Master data management initiatives are now being deployed with sizeable data volumes. A few years ago 10 million master data records was quite chunky, but we now see some examples of 100 million master data record applications. Simply processing such volumes has issues, and then you have to consider how you are going to keep your new shiny data in mint condition. You can put in a data quality "firewall" which, for example, will check for potential duplicate records about to be entered in, say, an order processing system. However applying clever matching algorithms to large volumes of data and still expecting a sensible response time is problematic.
This background makes the general availability of the DataRush engine by Pervasive Software potentially interesting, a company long established in the field of embeddable databases and data integration. The DataRush technology uses highly parallel techniques to enable processing of large amounts of data very quickly. For example common data quality algorithms such as "edit distance" are delivered with the engine, meaning that such common tasks as name and address checking can be done quickly. Beta applications at companies such as TC3, who process large volumes of health care claims, have seen some dramatic performance improvements over previous approaches. Another documented example is at PIERS, a company that collect bills of loading in the shipping world and analyses these to help companies understand trends in international trade. Extensive processing is needed to eliminate duplicate data before the data can be turned into meaningful information.

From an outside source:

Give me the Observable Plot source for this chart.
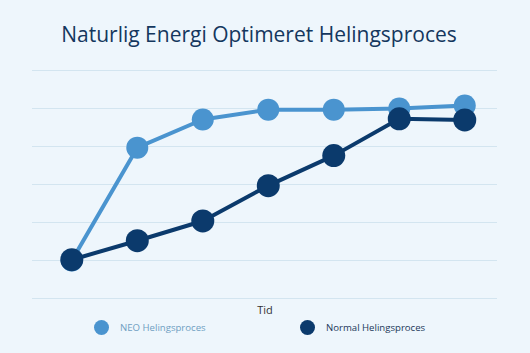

There is no shortage of business use cases in the world where data quality processing has to be applied to large volumes of data (another example is mortgage claims), so there should be a substantial market for something that can make this go much faster. This technology has the potential to be picked up by data quality software providers, and perhaps MDM vendors (MDM applications have a significant data quality component) to turbo-charge their own products. Given Pervasive's track record of producing reliable embeddable software, they will be taken seriously. The engine could in principle be used in other use cases, such as analytics, but data quality is the obvious focus at present. In addition to software vendors, there are plenty of systems integrators that custom-build applications in specialist areas with data quality elements, and in some of these cases volume and processing time will be a major issue.
It is early days, but with growing interest in data quality (a market that grew 17% in 2008 according to our latest research) and increasing need to deal with high data volumes, DataRush could be in the right place at the right time.